The insistent thought followed me around since last Friday, when I left the Yarborough Cancer Care Center still in shock. There was no need to come back and identify her body. I was already there, as I was every weekend night for the past month.

I glanced to the passenger seat of my 1999 Ford Taurus. Technically, the car belonged to my mother. On the gray fabric seat, a cardboard box held my mother's keepsakes from her hospital room— three separate pictures of me, two clean changes of clothes she never had the chance to wear, and one green crystal vase from some distant relative that never had the decency to call, much less visit. That was it. Her whole life summarized.

Looking at the box made a sick feeling fester in my empty stomach, so I turned my attention back to the half-empty cemetery parking lot. My mother, Elenore Bradshaw, was once a well-liked fixture in our tiny town of Lone Pine, Arkansas. The land sat in the middle of the Ozarks, meaning no matter where one turned, there was either thick green canopies or rolling hills to block their view. Lone Pine was a haven for hippies, which is why Elenore ran straight to this place after my birth seventeen years ago.

For the last decade and a half, we lived in a historical, two-story home we shared with a handful of different tenants each year. Nearly each private room—aside for my bedroom, my mother's bedroom, and the sunroom she used as an art studio—was rented out for $120 per month. It was enough to cover the bills and survive on, at least that's what my mother always said.

Now, I wasn't so sure what would happen to our home and the people who lived there. My life went as far as the end of her funeral, which was ten minutes ago.

I placed my forehead on top of the leather steering wheel and prayed the fog on my window was thick enough to hide me from view. The tears I had been so adamant to hide during her ceremony now flowed down my cheeks. Snot and a dry mouth followed, which would ensure an aching migraine in a few short hours.

I wanted my mom back.

A sudden knock on my driver's window shocked me enough to propel me into a straight sitting position. Although it just turned May, thick humidity hung in the air, covering all inhabitants of the state in a second, sticky layer of skin. That included my car window. Opaque condensation layered over the glass like bubbling, white paint, making it impossible to identify whoever stood on the other side.

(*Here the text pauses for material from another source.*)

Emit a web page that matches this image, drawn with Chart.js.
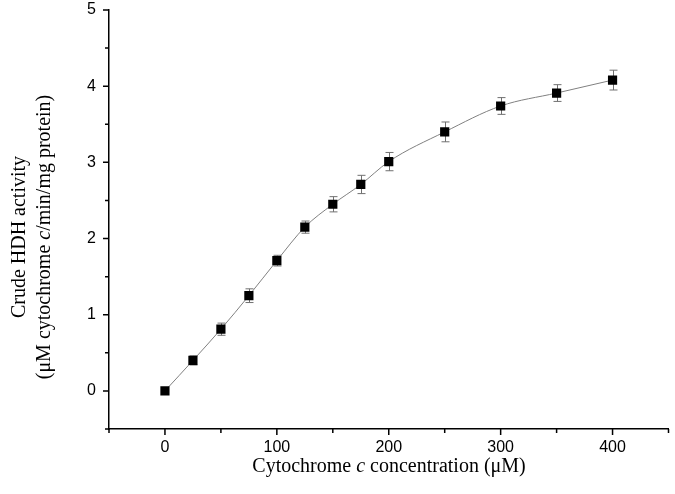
<!DOCTYPE html>
<html><head><meta charset="utf-8">
<script src="https://cdn.jsdelivr.net/npm/chart.js@4/dist/chart.umd.min.js"></script>
<style>html,body{margin:0;padding:0;background:#fff}#wrap{width:675px;height:494px}</style>
</head><body><div id="wrap"><canvas id="c" width="675" height="494"></canvas></div>
<script>
const concentrations = [0, 25, 50, 75, 100, 125, 150, 175, 200, 250, 300, 350, 400];
const activity = [0, 0.40, 0.81, 1.25, 1.71, 2.15, 2.45, 2.71, 3.01, 3.40, 3.74, 3.91, 4.08];
const errors = [0, 0.06, 0.08, 0.09, 0.07, 0.08, 0.10, 0.12, 0.12, 0.13, 0.11, 0.11, 0.13];
const xTickLabels = [0, 100, 200, 300, 400];
const yTickLabels = [0, 1, 2, 3, 4, 5];

const points = concentrations.map((x, i) => ({x: x, y: activity[i]}));

const errorBars = {
  id: 'errorBars',
  beforeDatasetsDraw(chart) {
    const ctx = chart.ctx, xs = chart.scales.x, ys = chart.scales.y;
    ctx.save();
    ctx.strokeStyle = '#707070';
    ctx.lineWidth = 1;
    concentrations.forEach((x, i) => {
      if (!errors[i]) return;
      const px = Math.round(xs.getPixelForValue(x)) + 0.5;
      const top = ys.getPixelForValue(activity[i] + errors[i]);
      const bot = ys.getPixelForValue(activity[i] - errors[i]);
      ctx.beginPath();
      ctx.moveTo(px, top); ctx.lineTo(px, bot);
      ctx.moveTo(px - 4, top); ctx.lineTo(px + 4, top);
      ctx.moveTo(px - 4, bot); ctx.lineTo(px + 4, bot);
      ctx.stroke();
    });
    ctx.restore();
  }
};

const axisDecor = {
  id: 'axisDecor',
  afterDraw(chart) {
    const ctx = chart.ctx, xs = chart.scales.x, ys = chart.scales.y;
    const ca = chart.chartArea;
    ctx.save();
    ctx.strokeStyle = '#000';
    ctx.lineWidth = 1.5;
    ctx.beginPath();
    for (let v = xs.min; v <= xs.max + 1e-9; v += 50) {
      const px = xs.getPixelForValue(v);
      const len = (v % 100 === 0) ? 6 : 4;
      ctx.moveTo(px, ca.bottom); ctx.lineTo(px, ca.bottom + len);
    }
    for (let v = ys.min; v <= ys.max + 1e-9; v += 0.5) {
      const py = ys.getPixelForValue(v);
      const len = (Math.abs(v - Math.round(v)) < 1e-9) ? 6 : 4;
      ctx.moveTo(ca.left, py); ctx.lineTo(ca.left - len, py);
    }
    ctx.stroke();

    ctx.fillStyle = '#000';
    ctx.textBaseline = 'middle';
    const serif = '"Liberation Serif", "Times New Roman", serif';
    function mixed(parts, cx, cy) {
      let total = 0;
      parts.forEach(p => { ctx.font = (p[1] ? 'italic ' : '') + '20px ' + serif; total += ctx.measureText(p[0]).width; });
      let x = cx - total / 2;
      ctx.textAlign = 'left';
      parts.forEach(p => { ctx.font = (p[1] ? 'italic ' : '') + '20px ' + serif; ctx.fillText(p[0], x, cy); x += ctx.measureText(p[0]).width; });
    }
    mixed([['Cytochrome ', false], ['c', true], [' concentration (\u03BCM)', false]], 389, 467);
    const midY = 237;
    ctx.save();
    ctx.translate(20, midY); ctx.rotate(-Math.PI / 2);
    mixed([['Crude HDH activity', false]], 0, 0);
    ctx.restore();
    ctx.save();
    ctx.translate(45, midY); ctx.rotate(-Math.PI / 2);
    mixed([['(\u03BCM cytochrome ', false], ['c', true], ['/min/mg protein)', false]], 0, 0);
    ctx.restore();
    ctx.restore();
  }
};

new Chart(document.getElementById('c'), {
  type: 'scatter',
  data: {
    datasets: [{
      data: points,
      showLine: true,
      cubicInterpolationMode: 'monotone',
      borderColor: '#808080',
      borderWidth: 1,
      backgroundColor: '#000',
      pointStyle: 'rect',
      pointRadius: 6.5,
      pointBorderColor: '#000',
      pointBorderWidth: 0,
      pointHoverRadius: 6.5
    }]
  },
  options: {
    responsive: false,
    animation: false,
    devicePixelRatio: 1,
    layout: {padding: {top: 10, right: -1, left: 0, bottom: 0}},
    plugins: {legend: {display: false}, tooltip: {enabled: false}},
    scales: {
      x: {
        type: 'linear', min: -50, max: 450,
        afterFit(s) { s.height = 65; s.paddingLeft = 0; s.paddingRight = 0; },
        afterBuildTicks(s) { s.ticks = xTickLabels.map(v => ({value: v})); },
        grid: {display: false},
        border: {display: true, color: '#000', width: 1.5},
        ticks: {color: '#000', padding: 1, font: {family: '"Liberation Sans", Arial, sans-serif', size: 16}, maxRotation: 0}
      },
      y: {
        type: 'linear', min: -0.5, max: 5,
        afterFit(s) { s.width = 109; s.paddingTop = 0; s.paddingBottom = 0; },
        afterBuildTicks(s) { s.ticks = yTickLabels.map(v => ({value: v})); },
        grid: {display: false},
        border: {display: true, color: '#000', width: 1.5},
        ticks: {color: '#000', padding: 5, font: {family: '"Liberation Sans", Arial, sans-serif', size: 16}}
      }
    }
  },
  plugins: [errorBars, axisDecor]
});
</script></body></html>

"One minute," I called out in a watery voice. I pointed the rearview mirror to my face and discovered my hazel eyes were framed in puffy red skin. I wasn't stupid enough to wear any kind of makeup today, but no matter what I did in the next ten seconds, my tears would still be obvious. "Get it together, idiot," I whispered to myself.

I reached down to the plastic crank to my window and reeled it slowly down. The entire time, I stared at my lap, too ashamed of my tears to directly face whoever stood on the other side.